Zat yang terdaftar pada dua golongan di konvensi itu dianggap rentan disalahgunakan, berdampak pada kesehatan (ill-effect), dan hanya sedikit bahkan tidak bermanfaat sama sekali untuk pengobatan. Zat lain yang juga terdaftar di Golongan I dan IV yaitu fentanyl, heroin, dan zat opioid lain yang dianggap berbahaya. Pemanfaatan zat-zat ini dikaitkan dengan risiko kematian yang signifikan, sedangkan konsumsi ganja tidak berkaitan dengan risiko-risiko tersebut.
Komite ahli yang dipimpin oleh Dr. Tedros tidak menemukan indikasi kalau tanaman ganja dan getahnya merugikan kesehatan seperti pada zat lain yang terdaftar pada Golongan IV Konvensi 1961. Malah, kandungan dalam tanaman ganja memiliki potensi pengobatan untuk nyeri dan kondisi kesehatan lainnya seperti epilepsi serta multiple sclerosis.
Oleh sebab itu, ganja dan getahnya seharusnya digolongkan pada tingkat pengendalian yang dapat mencegah dampak merugikan akibat pemanfaatannya. Di saat bersamaan, penggolongan ini jangan sampai menghalangi akses untuk pemanfaatan serta penelitian dan pengembangan zat-zat turunan ganja untuk keperluan medis.

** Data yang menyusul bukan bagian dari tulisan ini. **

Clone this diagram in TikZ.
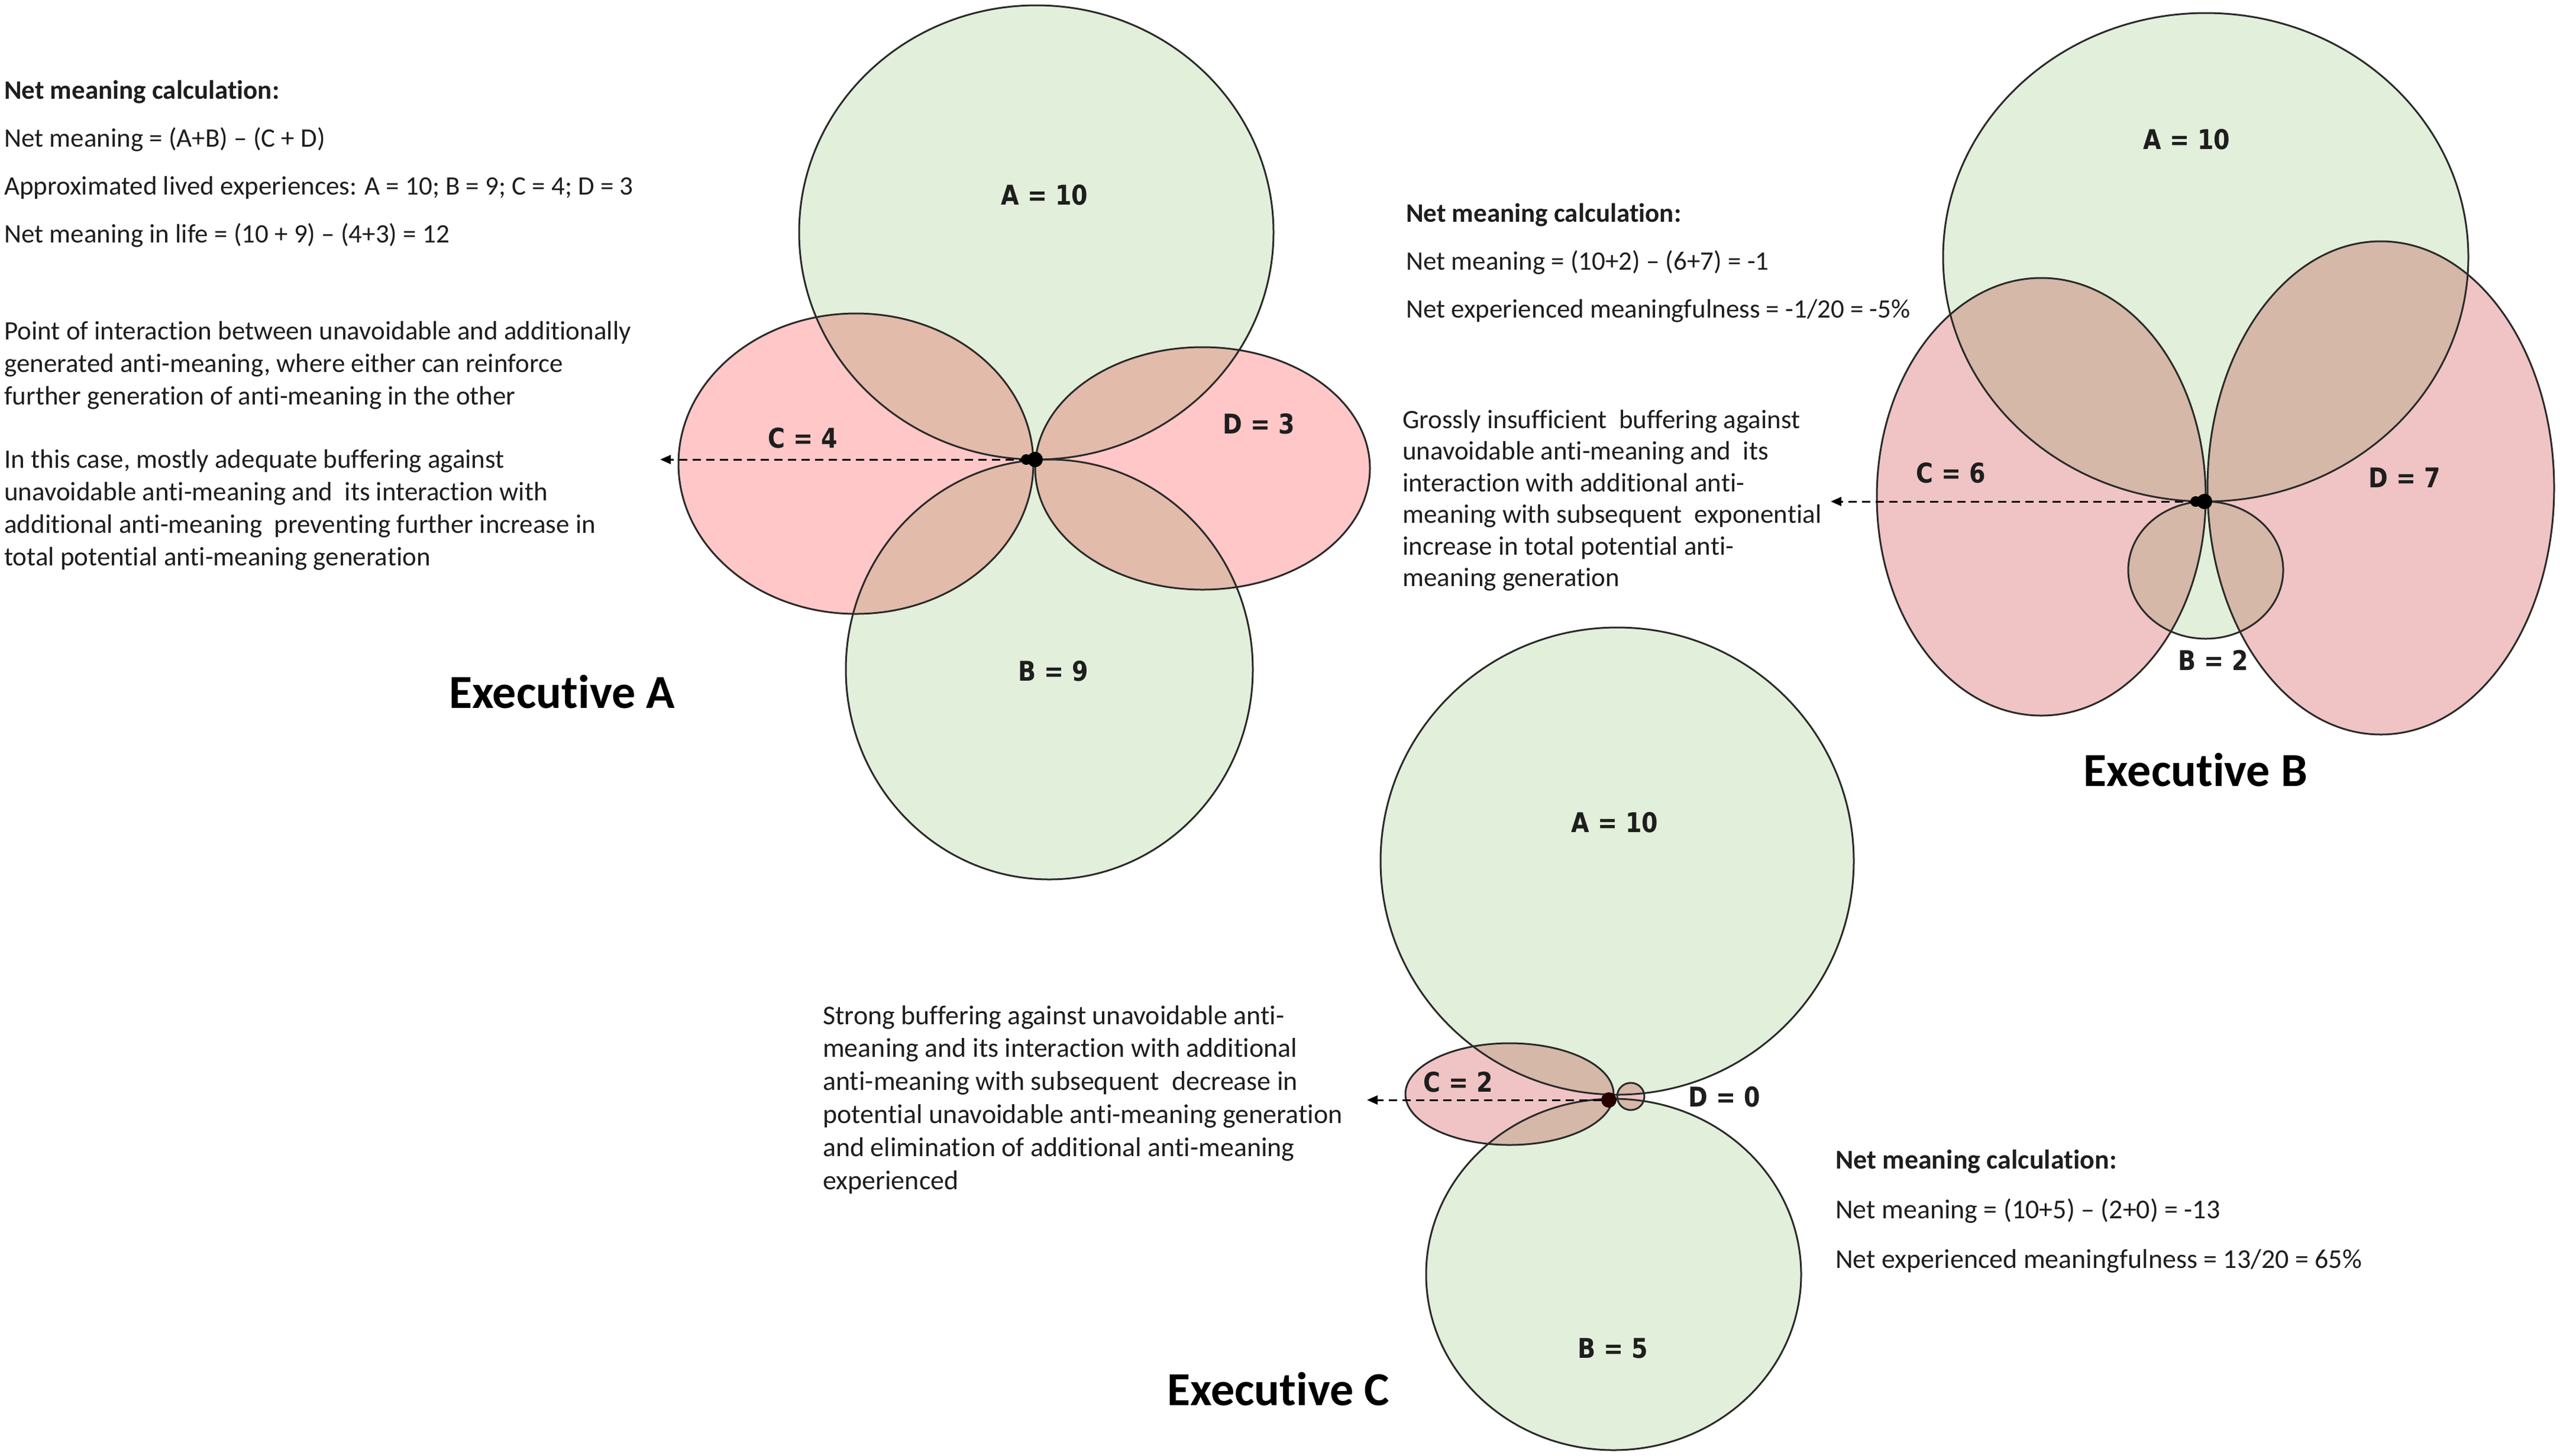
\documentclass[tikz,border=0pt]{standalone}
\usepackage{fontspec}
\setmainfont{Carlito}[Ligatures=NoCommon]
\newfontfamily\labfont{DejaVu Sans}
\usepackage{graphicx}
\usetikzlibrary{arrows.meta}
\definecolor{grn}{HTML}{E2EFDA}
\definecolor{pkA}{HTML}{FFC7C8}
\definecolor{ovA}{HTML}{E2BBAB}
\definecolor{pkB}{HTML}{F0C4C4}
\definecolor{ovB}{HTML}{D5B8A8}
\definecolor{edgec}{HTML}{2A2A2A}
\definecolor{txtc}{HTML}{1E1E1E}
\newcommand{\lbl}[1]{\scalebox{0.86}[1]{#1}}
% Executive A shapes
\def\shAA{(1752,393) ellipse [x radius=401pt, y radius=384pt]}
\def\shAB{(1774,1132) ellipse [x radius=344pt, y radius=355pt]}
\def\shAC{(1447,784) ellipse [x radius=300pt, y radius=254pt]}
\def\shAD{(2033,792) ellipse [x radius=283pt, y radius=205pt]}
% Executive B shapes
\def\shBA{(3729,435) ellipse [x radius=444pt, y radius=413pt]}
\def\shBB{(3729,964) ellipse [x radius=131pt, y radius=116pt]}
\def\shBC{(3451,840) ellipse [x radius=278pt, y radius=370pt]}
\def\shBD{(4025,825) ellipse [x radius=293pt, y radius=417pt]}
% Executive C shapes
\def\shCA{(2734,1456) ellipse [x radius=400pt, y radius=395pt]}
\def\shCB{(2728,2155) ellipse [x radius=317pt, y radius=297pt]}
\def\shCC{(2552,1850) ellipse [x radius=176pt, y radius=86pt]}
\def\shCD{(2757,1854) circle [radius=23pt]}
\begin{document}
\begin{tikzpicture}[x=1pt,y=-1pt,
  outl/.style={draw=edgec, line width=3pt},
  dotn/.style={circle, fill=black, minimum size=26pt, inner sep=0pt},
  darr/.style={draw=black, line width=3pt, dash pattern=on 14pt off 9pt, -{Triangle[length=18pt,width=15pt]}},
  lab/.style={inner sep=0pt, text=txtc, font=\labfont\bfseries\fontsize{46}{46}\selectfont},
  exlab/.style={inner sep=0pt, text=black, font=\bfseries\fontsize{80}{80}\selectfont},
  txt/.style={anchor=north west, inner sep=0pt, align=left, text=txtc, font=\fontsize{45}{55}\selectfont},
  calc/.style={txt, font=\fontsize{45}{81}\selectfont}]
\fill[white] (0,0) rectangle (4328,2461);
\useasboundingbox (0,0) rectangle (4328,2461);

% ---------------- Executive A ----------------
\fill[grn] \shAA; \fill[grn] \shAB;
\fill[pkA] \shAC; \fill[pkA] \shAD;
\begin{scope}\clip \shAC; \fill[ovA] \shAA; \fill[ovA] \shAB; \end{scope}
\begin{scope}\clip \shAD; \fill[ovA] \shAA; \fill[ovA] \shAB; \end{scope}
\draw[outl] \shAA; \draw[outl] \shAB; \draw[outl] \shAC; \draw[outl] \shAD;
\node[dotn] (dotA) at (1750,777) {};
\fill (1735,777) circle [radius=9pt];
\coordinate (tipA) at (1116,777);
\draw[darr] (dotA) -- (tipA);
\node[lab] (lAA) at (1766,330) {\lbl{A = 10}};
\node[lab] (lAC) at (1357,741) {\lbl{C = 4}};
\node[lab] (lAD) at (2128,717) {\lbl{D = 3}};
\node[lab] (lAB) at (1781,1135) {\lbl{B = 9}};
\node[exlab] (exA) at (950,1170) {Executive A};

\node[calc] (calcA) at (7,136) {{\bfseries Net meaning calculation:}\\
Net meaning = (A+B) – (C + D)\\
Approximated lived experiences: A = 10; B = 9; C = 4; D = 3\\
Net meaning in life = (10 + 9) – (4+3) = 12};
\node[txt] (ptA) at (7,543) {Point of interaction between unavoidable and additionally\\
generated anti-meaning, where either can reinforce\\
further generation of anti-meaning in the other};
\node[txt] (caseA) at (7,760) {In this case, mostly adequate buffering against\\
unavoidable anti-meaning and \ its interaction with\\
additional anti-meaning \ preventing further increase in\\
total potential anti-meaning generation};

% ---------------- Executive B ----------------
\fill[grn] \shBA; \fill[grn] \shBB;
\fill[pkB] \shBC; \fill[pkB] \shBD;
\begin{scope}\clip \shBC; \fill[ovB] \shBA; \fill[ovB] \shBB; \end{scope}
\begin{scope}\clip \shBD; \fill[ovB] \shBA; \fill[ovB] \shBB; \end{scope}
\draw[outl] \shBA; \draw[outl] \shBB; \draw[outl] \shBC; \draw[outl] \shBD;
\node[dotn] (dotB) at (3727,848) {};
\fill (3712,848) circle [radius=9pt];
\coordinate (tipB) at (3095,848);
\draw[darr] (dotB) -- (tipB);
\node[lab] (lBA) at (3697,236) {\lbl{A = 10}};
\node[lab] (lBC) at (3298,800) {\lbl{C = 6}};
\node[lab] (lBD) at (4065,808) {\lbl{D = 7}};
\node[lab] (lBB) at (3742,1116) {\lbl{B = 2}};
\node[exlab] (exB) at (3712,1302) {Executive B};

\node[calc] (calcB) at (2377,344) {{\bfseries Net meaning calculation:}\\
Net meaning = (10+2) – (6+7) = -1\\
Net experienced meaningfulness = -1/20 = -5\%};
\node[txt, font=\fontsize{45}{53.5}\selectfont] (caseB) at (2371,693) {Grossly insufficient \ buffering against\\
unavoidable anti-meaning and \ its\\
interaction with additional anti-\\
meaning with subsequent \ exponential\\
increase in total potential anti-\\
meaning generation};

% ---------------- Executive C ----------------
\fill[grn] \shCA; \fill[grn] \shCB;
\fill[pkB] \shCC; \fill[pkB] \shCD;
\begin{scope}\clip \shCC; \fill[ovB] \shCA; \fill[ovB] \shCB; \end{scope}
\begin{scope}\clip \shCD; \fill[ovB] \shCA; \fill[ovB] \shCB; \end{scope}
\draw[outl] \shCA; \draw[outl] \shCB; \draw[outl] \shCC; \draw[outl] \shCD;
\node[dotn, fill={rgb,255:red,40;green,0;blue,0}] (dotC) at (2720,1860) {};
\coordinate (tipC) at (2311,1860);
\draw[darr] (dotC) -- (tipC);
\node[lab] (lCA) at (2730,1391) {\lbl{A = 10}};
\node[lab] (lCC) at (2465,1830) {\lbl{C = 2}};
\node[lab] (lCD) at (2915,1855) {\lbl{D = 0}};
\node[lab] (lCB) at (2727,2280) {\lbl{B = 5}};
\node[exlab] (exC) at (2161,2349) {Executive C};

\node[txt, font=\fontsize{46}{55.8}\selectfont] (caseC) at (1391,1700) {Strong buffering against unavoidable anti-\\
meaning and its interaction with additional\\
anti-meaning with subsequent \ decrease in\\
potential unavoidable anti-meaning generation\\
and elimination of additional anti-meaning\\
experienced};
\node[calc, font=\fontsize{46}{84}\selectfont] (calcC) at (3103,1944) {{\bfseries Net meaning calculation:}\\
Net meaning = (10+5) – (2+0) = -13\\
Net experienced meaningfulness = 13/20 = 65\%};
\end{tikzpicture}
\end{document}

Selain ganja dan getahnya, surat Dr. Tedros kepada Sekjen PBB juga merekomendasikan penataan kembali penggolongan zat-zat yang dihasilkan dari tanaman ganja, yaitu dronabinol dan tetrahydrocannabinol. Penataan keduanya disebabkan oleh kandungan psikoaktifnya.
Tapi yang esensial dari rekomendasi tersebut adalah dikeluarkannya cannabidiol (CBD), dengan catatan tidak mengandung lebih dari 0,2 persen Delta-9-THC, dari rezim pelarangan narkoba internasional. Secara eksplisit zat-bermanfaat-obat dari tanaman ganja ini dikeluarkan dari konvensi-konvensi PBB atau pengawasan internasional tentang narkoba karena ketiadaan risiko yang relevan terhadap kesehatan masyarakat.
Sidang pleno CND, 4 Maret 2020 membahas tentang penggolongan berbagai zat. Yang terakhir dan tentu saja paling memakan waktu adalah pembahasan soal ganja. Hal ini disebabkan adanya rekomendasi WHO yang telah saya sampaikan di atas. Semua negara menyampaikan pandangannya soal rekomendasi penggolongan ulang ganja yang disampaikan setahun lalu kepada Sekjen PBB.
Lalu seperti yang sudah diagendakan, sidang untuk mempertahankan marwah atau melenturkan kekakuan birokratis penggolongan narkoba internasional atas usulan WHO soal ganja ini akan dilakukan Desember mendatang.
Kabar baiknya, CBD secara spesifik tidak pernah terdaftar di konvensi pengendalian narkoba PBB 1961, 1971, maupun 1988. Bagaimanapun, jika berbentuk ekstrak atau larutan, maka CBD terdaftar di Golongan I Konvensi 1961. Karena itu, WHO merekomendasikan supaya istilah ekstrak dan larutan (tincture) dihapus dari konvensi karena penafsirannya yang kompleks.